It is primarily a regulatory issue - an EU directive required countries to introduce a modern 'faster payments' system that realised the potential of electronic banking systems to rapidly transfer and clear money betweeen accounts. (In the UK the implementation of the regulations sets a 2-hour limit but in practice transfers are essentially instanteous). These are generally free for consumers but businesses will pay a transaction fee (a few pennies) which is the same as exists under the old cheque clearing BACS ("Bankers' Automated Clearing System") that took 3-5 days. BACS is still used for a lot of routine payments.
There is still a same-day 'wire transfer'-type system in the UK called CHAPS ("Clearning House Automated Payments System"). This costs c £20 per transaction and is still necessary for payments larger than the Faster Payments limits (usually > £20-50,000/day).
This situation is broadly the same across EU members thought the charging model may vary a bit, though one of the EU requirements is that banks charge customers the same for intra-EU payments as for at the same cost as intra-country payments)
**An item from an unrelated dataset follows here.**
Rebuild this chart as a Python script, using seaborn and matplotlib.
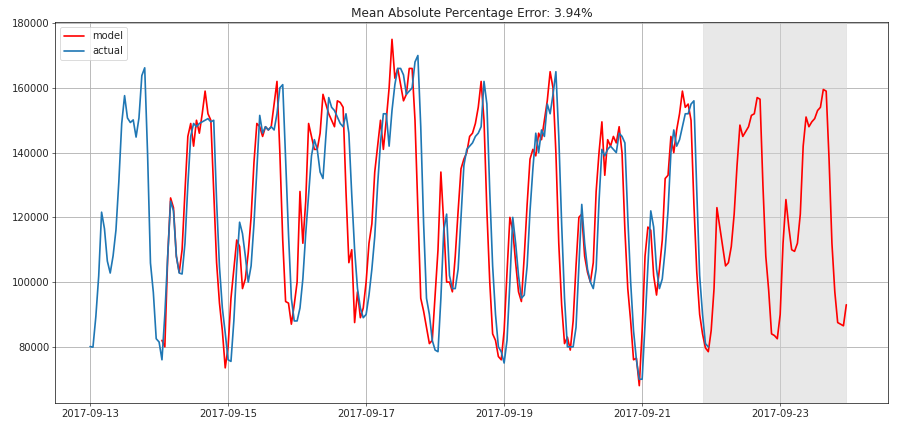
import numpy as np
import pandas as pd
import matplotlib
matplotlib.use("Agg")
import matplotlib.pyplot as plt
import matplotlib.dates as mdates
import seaborn as sns

# valores horarios (miles)
actual_k = [
    # 09-13
    80.1, 79.9, 89.3, 101.9, 121.6, 116.5, 106.5, 102.8, 108.1, 116.1, 131.0, 149.0,
    157.6, 150.7, 149.3, 150.1, 144.8, 150.7, 163.8, 166.2, 139.5, 105.9, 96.8, 82.5,
    # 09-14
    81.5, 76.0, 90.0, 108.0, 125.0, 122.0, 108.0, 102.8, 102.5, 112.0, 130.0, 145.0,
    149.0, 148.0, 149.0, 149.5, 150.0, 150.5, 149.5, 150.0, 125.0, 104.7, 92.0, 84.3,
    # 09-15
    76.0, 75.5, 88.0, 105.0, 118.5, 115.0, 108.0, 100.0, 105.0, 118.0, 135.0, 151.5,
    146.0, 148.0, 147.0, 148.0, 147.0, 152.0, 160.0, 161.0, 138.0, 115.0, 95.0, 88.0,
    # 09-16
    88.0, 92.0, 101.0, 115.0, 127.0, 139.0, 144.0, 141.0, 134.0, 132.0, 145.0, 157.0,
    154.0, 153.0, 151.0, 149.0, 148.0, 152.0, 146.0, 127.0, 110.0, 98.0, 92.0, 89.0,
    # 09-17
    90.0, 96.0, 104.0, 114.0, 130.0, 143.0, 152.0, 152.0, 142.0, 153.0, 161.0, 166.0,
    166.0, 164.0, 158.0, 159.0, 160.0, 168.0, 170.0, 148.0, 118.0, 95.0, 90.0, 82.0,
    # 09-18
    79.0, 78.5, 95.0, 116.0, 121.0, 102.0, 98.0, 98.0, 104.0, 120.0, 136.0, 141.0,
    142.0, 143.0, 145.0, 146.0, 148.0, 162.0, 155.0, 128.0, 105.0, 90.0, 80.0, 78.5,
    # 09-19
    75.0, 82.0, 100.0, 120.0, 112.0, 102.0, 95.0, 96.0, 105.0, 122.0, 135.0, 146.0,
    140.0, 147.0, 145.0, 155.0, 152.0, 158.0, 165.0, 145.0, 118.0, 95.0, 80.0, 80.0,
    # 09-20
    80.0, 86.0, 105.0, 124.0, 112.0, 104.0, 100.0, 98.0, 104.0, 125.0, 141.0, 139.0,
    141.0, 142.0, 141.0, 140.0, 146.0, 145.0, 143.0, 120.0, 100.0, 85.0, 76.0, 70.0,
    # 09-21
    70.0, 87.0, 105.0, 122.0, 117.0, 104.0, 98.0, 101.0, 110.0, 122.0, 140.0, 147.0,
    142.0, 144.0, 148.0, 152.0, 152.0, 155.0, 156.0, 128.0, 102.0, 90.0, 81.0, 80.0,
]

model_k = [
    # 09-14 (desde 01:00)
    82.0, 80.0, 108.0, 126.0, 123.0, 108.0, 103.0, 110.0, 128.0, 145.0,
    149.0, 142.0, 150.0, 146.0, 152.0, 159.0, 152.0, 150.0, 128.0, 106.0, 93.5, 85.0,
    # 09-15
    73.5, 80.0, 95.0, 104.0, 113.0, 111.0, 98.0, 101.0, 109.0, 120.0, 137.0, 149.0,
    148.0, 145.0, 148.0, 147.0, 148.0, 155.0, 162.0, 140.0, 113.0, 94.0, 93.5, 87.0,
    # 09-16
    93.0, 100.0, 128.0, 112.0, 125.0, 149.0, 145.0, 141.0, 141.0, 146.0, 158.0, 155.0,
    152.0, 150.0, 148.0, 156.0, 155.5, 154.0, 128.0, 106.0, 110.0, 87.5, 97.0, 89.0,
    # 09-17
    92.0, 100.0, 112.0, 118.0, 134.0, 142.0, 150.0, 141.0, 150.0, 160.0, 175.0, 163.0,
    166.0, 161.0, 156.0, 158.0, 166.0, 166.0, 150.0, 122.0, 95.0, 91.0, 86.0, 81.0,
    # 09-18
    82.0, 96.0, 110.0, 134.0, 118.0, 100.0, 100.0, 97.0, 108.0, 122.0, 135.0, 138.0,
    140.0, 145.0, 146.0, 149.0, 154.0, 162.0, 150.0, 122.0, 100.0, 84.0, 82.0, 77.0,
    # 09-19
    76.0, 85.0, 103.0, 120.0, 116.0, 106.0, 97.0, 94.0, 108.0, 124.0, 138.0, 141.0,
    139.0, 146.0, 144.0, 150.0, 156.0, 165.0, 160.0, 140.0, 112.0, 93.0, 81.0, 83.0,
    # 09-20
    79.0, 88.0, 105.0, 120.0, 121.0, 108.0, 103.0, 100.0, 106.0, 128.0, 140.0, 149.5,
    133.0, 144.0, 142.0, 145.0, 143.0, 148.0, 140.0, 116.0, 98.0, 88.0, 76.0, 76.5,
    # 09-21
    68.0, 85.0, 108.0, 117.0, 116.0, 102.0, 96.0, 104.0, 113.0, 132.0, 133.0, 145.0,
    140.0, 147.0, 152.0, 159.0, 154.0, 155.0, 150.0, 124.0, 103.0, 90.0, 84.0, 79.7,
    # pronostico 09-22
    78.5, 85.0, 98.0, 123.0, 117.0, 111.0, 105.0, 106.0, 111.0, 121.0, 136.0, 148.5,
    145.0, 146.5, 148.0, 151.5, 152.0, 157.0, 156.5, 130.0, 108.0, 97.5, 84.0, 83.5,
    # pronostico 09-23
    82.5, 90.0, 112.0, 125.5, 117.0, 110.0, 109.5, 112.0, 121.0, 142.0, 151.0, 148.0,
    149.5, 150.5, 153.0, 154.0, 159.5, 159.0, 138.0, 112.0, 97.0, 87.5, 87.0, 86.5,
    # 09-24
    93.0,
]

dias_ticks = [13, 15, 17, 19, 21, 23]

inicio = pd.Timestamp("2017-09-13 00:00")
fechas_actual = pd.date_range(inicio, periods=len(actual_k), freq="h")
fechas_model = pd.date_range(inicio + pd.Timedelta(hours=25), periods=len(model_k), freq="h")

df_actual = pd.DataFrame({"fecha": fechas_actual, "valor": np.array(actual_k) * 1000})
df_model = pd.DataFrame({"fecha": fechas_model, "valor": np.array(model_k) * 1000})

sns.set_style("ticks")
plt.rcParams["font.family"] = ["DejaVu Sans"]

fig, ax = plt.subplots(figsize=(899 / 60, 427 / 60), dpi=60)
fig.subplots_adjust(left=55 / 899, right=888 / 899, top=1 - 22 / 427, bottom=1 - 403 / 427)

sns.lineplot(data=df_model, x="fecha", y="valor", color="red", linewidth=2, label="model", ax=ax)
sns.lineplot(data=df_actual, x="fecha", y="valor", color="#1f77b4", linewidth=2, label="actual", ax=ax)

ax.axvspan(fechas_actual[-3], fechas_model[-1], alpha=0.5, color="lightgrey")

ax.set_xlim(inicio - pd.Timedelta(hours=12.2), inicio + pd.Timedelta(hours=277.5))
ax.set_title("Mean Absolute Percentage Error: 3.94%", fontsize=14.5)
ax.set_xlabel("")
ax.set_ylabel("")
ax.xaxis.set_major_locator(mdates.DayLocator(bymonthday=dias_ticks))
ax.xaxis.set_major_formatter(mdates.DateFormatter("%Y-%m-%d"))
ax.tick_params(labelsize=12)
ax.grid(True, color="#b0b0b0", linewidth=1)
for s in ax.spines.values():
    s.set_color("black")
ax.legend(loc="upper left", fontsize=12)

plt.savefig("out.png", dpi=60)
plt.close()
Before they were forced to introduce 'Faster Payments' the banks resisted making changes, perhaps because they would get c. 3 days interest on the volume of transactions they were processing, but also because they were all largely dependment on ancient legacy systems written in things like COBOL that ran on an overnight batch-processing model and which they were terrified of breaking. Besides, it would not have been easy to get voluntary agreement from even just the main clearing banks on all the commercial and technical requirements.
In general, the USA's fragmented banking system is generally behind the rest of the developed world on banking systems. For example, by the time the USA was just starting to roll out Chip-and-Pin security it was near universial in Europe and large parts of Asia.